Process-based Self-Rewarding Language Models
Shimao Zhang, Xiao Liu, Xin Zhang, Junxiao Liu, Zheheng Luo, Shujian Huang, Yeyun Gong
TL;DR
The paper tackles the challenge of improving mathematical reasoning in LLMs beyond human preferences by introducing Process-based Self-Rewarding Language Models, which integrate long-chain step-by-step reasoning, step-wise LLM-as-a-Judge, and step-wise preference optimization into a self-rewarding loop. By initializing with EFT/IFT data, using a PRM-driven data generation pipeline, and training with step-wise Direct Preference Optimization, the approach yields progressive improvements on a suite of math benchmarks for both 7B and 72B models, and enables effective test-time scaling.

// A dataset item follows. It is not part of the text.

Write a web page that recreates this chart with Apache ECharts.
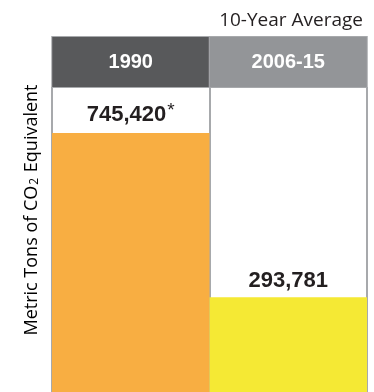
<!DOCTYPE html>
<html>
<head>
<meta charset="utf-8">
<script src="https://cdn.jsdelivr.net/npm/echarts@6/dist/echarts.min.js"></script>
<style>
  html, body { margin: 0; padding: 0; background: #fff; }
  #line_wrapper { width: 374px; height: 392px; }
</style>
</head>
<body>
<div id="line_wrapper"></div>
<script>
// chart data
const categories = ["1990", "2006-15"];
const values = [745420, 293781];
const footnotes = ["*", ""];
const barColors = ["#f8ae42", "#f5e934"];
const headerColors = ["#58595b", "#939598"];
const topNote = "10-Year Average";

const borderGray = "#a7a9ac";
const textColor = "#231f20";

const headerRich = {};
categories.forEach((c, i) => {
  headerRich["h" + i] = {
    backgroundColor: headerColors[i],
    borderColor: borderGray,
    borderWidth: 1,
    width: 157,
    height: 50,
    lineHeight: 50,
    align: "center",
    color: "#fff",
    fontSize: 20,
    fontWeight: "bold",
    fontFamily: "Liberation Sans, Arial, sans-serif"
  };
});

const option = {
  animation: false,
  title: {
    text: topNote,
    right: 6,
    top: 6,
    textStyle: {
      fontSize: 19,
      fontWeight: "normal",
      color: textColor,
      fontFamily: "Open Sans, sans-serif"
    }
  },
  grid: {
    left: 52,
    right: 7,
    top: 87,
    bottom: 0
  },
  xAxis: {
    type: "category",
    position: "top",
    data: categories,
    axisLine: { show: false },
    axisTick: { show: false },
    splitLine: {
      show: true,
      interval: 0,
      lineStyle: { color: borderGray, width: 2 }
    },
    axisLabel: {
      margin: 0,
      interval: 0,
      formatter: function(value, index) {
        return "{h" + index + "|" + value + "}";
      },
      rich: headerRich
    }
  },
  // axis starts above zero: the bars run off the bottom edge in the original
  yAxis: {
    type: "value",
    min: 33000,
    max: 872000,
    show: false
  },
  graphic: [
    {
      type: "text",
      x: 32,
      y: 210,
      rotation: Math.PI / 2,
      style: {
        text: "{t|Metric Tons of CO}{s|2}{t| Equivalent}",
        align: "center",
        verticalAlign: "middle",
        rich: {
          t: { fontSize: 18, color: textColor, fontFamily: "Open Sans, sans-serif" },
          s: { fontSize: 12, color: textColor, fontFamily: "Open Sans, sans-serif", verticalAlign: "bottom", padding: [6, 1, 0, 1] }
        }
      }
    }
  ],
  series: [
    {
      type: "bar",
      barCategoryGap: 0,
      data: values.map((v, i) => ({
        value: v,
        itemStyle: { color: barColors[i] }
      })),
      label: {
        show: true,
        position: "top",
        distance: 5,
        formatter: function(p) {
          const s = "{v|" + p.value.toLocaleString("en-US") + "}";
          return footnotes[p.dataIndex] ? s + "{s|" + footnotes[p.dataIndex] + "}" : s;
        },
        rich: {
          v: {
            fontSize: 22,
            fontWeight: "bold",
            color: textColor,
            fontFamily: "Liberation Sans, Arial, sans-serif"
          },
          s: {
            fontSize: 19,
            color: textColor,
            fontFamily: "Liberation Sans, Arial, sans-serif",
            verticalAlign: "top",
            padding: [0, 0, 8, 1]
          }
        }
      }
    }
  ]
};

const myChart = echarts.init(document.getElementById("line_wrapper"));
myChart.setOption(option);
</script>
</body>
</html>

The results demonstrate that fine-grained, step-level rewards and judgments can surpass traditional self-rewarding in math tasks, with evidence of stable gains across iterations and benchmarks. This work highlights the potential for self-supervised, step-wise self-improvement to push LLMs toward higher-order reasoning capabilities, potentially approaching or surpassing human performance on complex mathematical problems.
Abstract
Large Language Models have demonstrated outstanding performance across various downstream tasks and have been widely applied in multiple scenarios. Human-annotated preference data is used for training to further improve LLMs' performance, which is constrained by the upper limit of human performance. Therefore, Self-Rewarding method has been proposed, where LLMs generate training data by rewarding their own outputs. However, the existing self-rewarding paradigm is not effective in mathematical reasoning scenarios and may even lead to a decline in performance. In this work, we propose the Process-based Self-Rewarding pipeline for language models, which introduces long-thought reasoning, step-wise LLM-as-a-Judge, and step-wise preference optimization within the self-rewarding paradigm. Our new paradigm successfully enhances the performance of LLMs on multiple mathematical reasoning benchmarks through iterative Process-based Self-Rewarding, demonstrating the immense potential of self-rewarding to achieve LLM reasoning that may surpass human capabilities.